══ Source data

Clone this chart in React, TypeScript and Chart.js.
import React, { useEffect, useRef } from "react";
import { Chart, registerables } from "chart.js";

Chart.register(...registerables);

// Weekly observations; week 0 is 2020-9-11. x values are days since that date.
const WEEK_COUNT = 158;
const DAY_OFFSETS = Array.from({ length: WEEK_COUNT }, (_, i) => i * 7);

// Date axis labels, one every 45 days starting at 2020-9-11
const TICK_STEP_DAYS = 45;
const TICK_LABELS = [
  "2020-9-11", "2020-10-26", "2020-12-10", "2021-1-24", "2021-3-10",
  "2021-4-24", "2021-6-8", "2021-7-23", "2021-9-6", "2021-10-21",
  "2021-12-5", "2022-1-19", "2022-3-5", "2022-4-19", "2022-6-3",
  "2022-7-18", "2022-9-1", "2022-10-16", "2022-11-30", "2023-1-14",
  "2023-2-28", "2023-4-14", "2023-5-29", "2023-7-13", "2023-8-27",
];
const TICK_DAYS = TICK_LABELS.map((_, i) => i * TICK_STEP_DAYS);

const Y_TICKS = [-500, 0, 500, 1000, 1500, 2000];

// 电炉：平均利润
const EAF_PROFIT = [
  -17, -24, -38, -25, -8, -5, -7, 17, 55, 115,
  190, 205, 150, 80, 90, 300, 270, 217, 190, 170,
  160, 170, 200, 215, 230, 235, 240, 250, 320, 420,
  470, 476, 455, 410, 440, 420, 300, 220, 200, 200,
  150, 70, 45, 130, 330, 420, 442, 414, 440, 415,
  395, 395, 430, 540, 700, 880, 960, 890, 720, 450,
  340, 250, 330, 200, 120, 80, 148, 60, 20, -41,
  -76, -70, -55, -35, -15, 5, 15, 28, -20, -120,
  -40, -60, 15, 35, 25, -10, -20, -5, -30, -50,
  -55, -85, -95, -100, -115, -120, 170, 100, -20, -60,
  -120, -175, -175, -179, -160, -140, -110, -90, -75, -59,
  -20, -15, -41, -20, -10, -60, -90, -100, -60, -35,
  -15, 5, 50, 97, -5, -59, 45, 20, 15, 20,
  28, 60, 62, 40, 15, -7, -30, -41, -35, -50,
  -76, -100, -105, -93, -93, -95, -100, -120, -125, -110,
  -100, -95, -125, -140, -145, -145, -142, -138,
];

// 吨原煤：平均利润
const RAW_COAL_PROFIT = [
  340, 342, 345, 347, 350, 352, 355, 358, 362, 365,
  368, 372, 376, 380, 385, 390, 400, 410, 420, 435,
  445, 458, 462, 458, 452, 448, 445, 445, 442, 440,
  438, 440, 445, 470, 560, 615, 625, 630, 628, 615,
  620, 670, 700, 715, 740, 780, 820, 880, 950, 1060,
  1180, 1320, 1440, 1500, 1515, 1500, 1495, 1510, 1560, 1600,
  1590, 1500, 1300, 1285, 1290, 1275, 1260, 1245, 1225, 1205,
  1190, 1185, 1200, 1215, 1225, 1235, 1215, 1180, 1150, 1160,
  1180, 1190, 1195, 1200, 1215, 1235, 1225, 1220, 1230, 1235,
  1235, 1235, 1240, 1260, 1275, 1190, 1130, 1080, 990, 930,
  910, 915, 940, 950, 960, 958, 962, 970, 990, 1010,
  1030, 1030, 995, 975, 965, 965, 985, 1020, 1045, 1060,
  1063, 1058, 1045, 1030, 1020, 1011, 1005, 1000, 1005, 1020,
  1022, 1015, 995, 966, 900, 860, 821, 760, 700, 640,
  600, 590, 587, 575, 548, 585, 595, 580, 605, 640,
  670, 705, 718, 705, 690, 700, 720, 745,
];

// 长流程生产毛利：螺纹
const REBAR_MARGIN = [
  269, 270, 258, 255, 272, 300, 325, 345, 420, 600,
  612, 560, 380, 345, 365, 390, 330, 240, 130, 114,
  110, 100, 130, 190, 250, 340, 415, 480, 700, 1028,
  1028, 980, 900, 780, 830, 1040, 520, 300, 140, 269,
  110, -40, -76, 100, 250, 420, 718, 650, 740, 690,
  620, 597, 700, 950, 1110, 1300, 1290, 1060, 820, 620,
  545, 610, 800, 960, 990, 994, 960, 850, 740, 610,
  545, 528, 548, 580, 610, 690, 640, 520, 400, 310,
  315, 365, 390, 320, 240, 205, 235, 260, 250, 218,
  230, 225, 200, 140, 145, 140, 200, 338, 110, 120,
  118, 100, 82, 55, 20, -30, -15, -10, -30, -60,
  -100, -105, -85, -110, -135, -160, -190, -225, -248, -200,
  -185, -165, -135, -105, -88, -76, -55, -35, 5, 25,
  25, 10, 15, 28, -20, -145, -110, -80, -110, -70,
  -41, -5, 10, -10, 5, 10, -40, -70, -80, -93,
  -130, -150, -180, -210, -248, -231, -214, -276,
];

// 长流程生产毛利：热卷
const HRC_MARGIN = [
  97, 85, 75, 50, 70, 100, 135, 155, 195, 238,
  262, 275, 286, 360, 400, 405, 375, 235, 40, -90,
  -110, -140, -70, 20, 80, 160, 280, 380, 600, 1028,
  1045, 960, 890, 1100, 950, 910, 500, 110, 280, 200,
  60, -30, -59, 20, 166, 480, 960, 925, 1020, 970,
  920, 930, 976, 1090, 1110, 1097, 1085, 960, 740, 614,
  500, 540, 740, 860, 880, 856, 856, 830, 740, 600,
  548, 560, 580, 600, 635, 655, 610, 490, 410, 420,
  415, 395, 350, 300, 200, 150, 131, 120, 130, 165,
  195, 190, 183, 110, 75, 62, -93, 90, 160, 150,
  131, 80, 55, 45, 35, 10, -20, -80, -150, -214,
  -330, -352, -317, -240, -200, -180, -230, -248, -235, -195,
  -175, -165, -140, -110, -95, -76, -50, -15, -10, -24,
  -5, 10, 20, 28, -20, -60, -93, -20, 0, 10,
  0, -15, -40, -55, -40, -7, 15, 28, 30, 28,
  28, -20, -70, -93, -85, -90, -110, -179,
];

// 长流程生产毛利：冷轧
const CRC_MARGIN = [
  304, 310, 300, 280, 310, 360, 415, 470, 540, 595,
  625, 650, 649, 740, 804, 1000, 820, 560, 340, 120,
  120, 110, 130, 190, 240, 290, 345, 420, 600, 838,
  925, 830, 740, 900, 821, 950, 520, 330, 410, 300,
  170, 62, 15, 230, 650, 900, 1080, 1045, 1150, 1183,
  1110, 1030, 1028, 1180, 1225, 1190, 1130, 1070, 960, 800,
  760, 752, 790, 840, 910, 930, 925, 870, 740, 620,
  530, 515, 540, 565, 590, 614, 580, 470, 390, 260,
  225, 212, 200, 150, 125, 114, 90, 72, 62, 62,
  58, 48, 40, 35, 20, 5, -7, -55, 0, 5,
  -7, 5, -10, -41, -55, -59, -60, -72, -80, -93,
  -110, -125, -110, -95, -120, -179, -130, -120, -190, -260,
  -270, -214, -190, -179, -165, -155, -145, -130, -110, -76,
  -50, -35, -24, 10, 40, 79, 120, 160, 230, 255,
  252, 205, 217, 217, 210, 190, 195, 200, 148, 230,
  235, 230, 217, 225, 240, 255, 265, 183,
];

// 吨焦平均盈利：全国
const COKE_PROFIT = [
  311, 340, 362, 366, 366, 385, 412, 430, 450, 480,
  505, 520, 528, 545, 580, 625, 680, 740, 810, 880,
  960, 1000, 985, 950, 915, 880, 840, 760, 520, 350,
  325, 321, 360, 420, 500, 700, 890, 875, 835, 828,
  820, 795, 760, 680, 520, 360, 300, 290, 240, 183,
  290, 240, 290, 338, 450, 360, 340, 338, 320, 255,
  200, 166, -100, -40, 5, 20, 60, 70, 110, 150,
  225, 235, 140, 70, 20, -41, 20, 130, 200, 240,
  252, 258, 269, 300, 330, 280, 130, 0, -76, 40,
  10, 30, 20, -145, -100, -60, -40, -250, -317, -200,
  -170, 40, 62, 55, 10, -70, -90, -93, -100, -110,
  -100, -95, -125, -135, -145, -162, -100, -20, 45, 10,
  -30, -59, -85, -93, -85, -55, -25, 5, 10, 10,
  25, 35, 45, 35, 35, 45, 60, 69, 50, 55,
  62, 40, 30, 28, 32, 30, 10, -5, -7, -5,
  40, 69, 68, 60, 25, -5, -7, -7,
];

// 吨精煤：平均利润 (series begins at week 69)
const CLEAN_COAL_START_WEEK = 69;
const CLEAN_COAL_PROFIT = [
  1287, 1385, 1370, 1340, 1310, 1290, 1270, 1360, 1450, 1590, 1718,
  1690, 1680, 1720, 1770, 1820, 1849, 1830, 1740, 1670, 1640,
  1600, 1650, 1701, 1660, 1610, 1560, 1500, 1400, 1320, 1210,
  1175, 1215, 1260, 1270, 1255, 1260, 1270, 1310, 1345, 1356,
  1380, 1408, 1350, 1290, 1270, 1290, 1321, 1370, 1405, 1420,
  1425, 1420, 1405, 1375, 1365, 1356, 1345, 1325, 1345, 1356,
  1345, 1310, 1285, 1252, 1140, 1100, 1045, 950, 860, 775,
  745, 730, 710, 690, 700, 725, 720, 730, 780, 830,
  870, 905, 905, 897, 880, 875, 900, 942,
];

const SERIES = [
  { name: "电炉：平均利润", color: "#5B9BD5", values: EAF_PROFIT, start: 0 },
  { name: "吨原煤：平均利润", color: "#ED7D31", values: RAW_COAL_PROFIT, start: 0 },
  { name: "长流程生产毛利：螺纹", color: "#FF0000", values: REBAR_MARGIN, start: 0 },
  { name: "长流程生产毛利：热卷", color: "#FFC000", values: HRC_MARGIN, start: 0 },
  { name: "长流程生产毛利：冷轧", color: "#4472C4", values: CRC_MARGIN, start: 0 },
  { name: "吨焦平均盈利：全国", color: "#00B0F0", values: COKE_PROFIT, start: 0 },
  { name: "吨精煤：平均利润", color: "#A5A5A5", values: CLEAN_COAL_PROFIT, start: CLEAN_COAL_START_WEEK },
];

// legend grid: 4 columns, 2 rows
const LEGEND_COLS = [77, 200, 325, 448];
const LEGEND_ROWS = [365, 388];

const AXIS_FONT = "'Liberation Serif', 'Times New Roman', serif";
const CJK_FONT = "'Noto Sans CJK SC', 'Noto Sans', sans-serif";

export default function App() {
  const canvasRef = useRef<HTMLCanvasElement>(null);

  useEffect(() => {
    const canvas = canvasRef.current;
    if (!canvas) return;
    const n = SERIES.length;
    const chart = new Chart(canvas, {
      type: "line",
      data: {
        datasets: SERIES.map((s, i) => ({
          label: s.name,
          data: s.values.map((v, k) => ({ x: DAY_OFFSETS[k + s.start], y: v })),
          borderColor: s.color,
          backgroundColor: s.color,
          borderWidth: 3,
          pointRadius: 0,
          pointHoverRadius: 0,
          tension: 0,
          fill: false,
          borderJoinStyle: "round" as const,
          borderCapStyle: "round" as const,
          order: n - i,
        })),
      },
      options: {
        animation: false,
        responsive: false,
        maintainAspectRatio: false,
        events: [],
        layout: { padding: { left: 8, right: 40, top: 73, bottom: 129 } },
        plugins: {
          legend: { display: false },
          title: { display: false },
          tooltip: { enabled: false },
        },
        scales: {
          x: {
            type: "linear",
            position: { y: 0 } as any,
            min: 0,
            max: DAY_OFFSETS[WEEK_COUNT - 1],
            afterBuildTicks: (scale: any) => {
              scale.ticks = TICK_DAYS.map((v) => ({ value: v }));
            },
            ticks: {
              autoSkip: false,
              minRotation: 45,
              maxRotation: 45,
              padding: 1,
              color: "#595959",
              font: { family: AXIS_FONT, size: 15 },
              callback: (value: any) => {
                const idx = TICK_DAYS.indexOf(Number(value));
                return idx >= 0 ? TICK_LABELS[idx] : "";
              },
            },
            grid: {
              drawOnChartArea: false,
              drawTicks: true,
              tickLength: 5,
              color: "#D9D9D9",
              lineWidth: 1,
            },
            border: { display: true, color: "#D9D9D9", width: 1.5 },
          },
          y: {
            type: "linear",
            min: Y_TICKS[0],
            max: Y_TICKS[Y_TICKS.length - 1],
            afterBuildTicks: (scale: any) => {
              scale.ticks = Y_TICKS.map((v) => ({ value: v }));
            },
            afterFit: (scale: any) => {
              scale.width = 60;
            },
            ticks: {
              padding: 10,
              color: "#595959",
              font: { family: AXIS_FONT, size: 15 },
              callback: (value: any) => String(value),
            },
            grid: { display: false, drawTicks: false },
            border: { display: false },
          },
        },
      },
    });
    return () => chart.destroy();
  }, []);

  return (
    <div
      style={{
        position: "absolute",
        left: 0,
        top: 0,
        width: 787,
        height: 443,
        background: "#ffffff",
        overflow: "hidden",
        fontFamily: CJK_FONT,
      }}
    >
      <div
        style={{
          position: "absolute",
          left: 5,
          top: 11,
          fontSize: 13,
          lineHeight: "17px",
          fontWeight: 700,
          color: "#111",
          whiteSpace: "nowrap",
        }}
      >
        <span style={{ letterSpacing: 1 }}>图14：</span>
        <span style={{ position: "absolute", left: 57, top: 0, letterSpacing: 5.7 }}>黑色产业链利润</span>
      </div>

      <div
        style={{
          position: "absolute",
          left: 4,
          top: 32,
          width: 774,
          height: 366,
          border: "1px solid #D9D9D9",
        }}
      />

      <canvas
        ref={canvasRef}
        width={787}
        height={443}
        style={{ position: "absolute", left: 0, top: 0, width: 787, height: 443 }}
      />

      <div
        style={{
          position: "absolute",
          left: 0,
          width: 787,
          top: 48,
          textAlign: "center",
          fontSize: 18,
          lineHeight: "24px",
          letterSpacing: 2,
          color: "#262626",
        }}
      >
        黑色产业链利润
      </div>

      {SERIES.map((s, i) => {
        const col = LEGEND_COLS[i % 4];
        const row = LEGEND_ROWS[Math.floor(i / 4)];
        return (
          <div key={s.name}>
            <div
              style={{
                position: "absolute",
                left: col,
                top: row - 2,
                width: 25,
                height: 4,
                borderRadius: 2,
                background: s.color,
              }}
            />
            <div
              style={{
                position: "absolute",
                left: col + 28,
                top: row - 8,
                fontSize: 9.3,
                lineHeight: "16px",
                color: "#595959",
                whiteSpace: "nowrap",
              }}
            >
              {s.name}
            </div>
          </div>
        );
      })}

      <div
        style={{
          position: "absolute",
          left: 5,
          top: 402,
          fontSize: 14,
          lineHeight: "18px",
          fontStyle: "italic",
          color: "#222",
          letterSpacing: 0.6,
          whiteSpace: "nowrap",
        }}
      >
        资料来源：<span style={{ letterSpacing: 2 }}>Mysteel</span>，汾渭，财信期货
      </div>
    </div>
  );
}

════

→ Directive
Which lines include the word "React"? Copy every one of them.

→ Correct output
Clone this chart in React, TypeScript and Chart.js.
import React, { useEffect, useRef } from "react";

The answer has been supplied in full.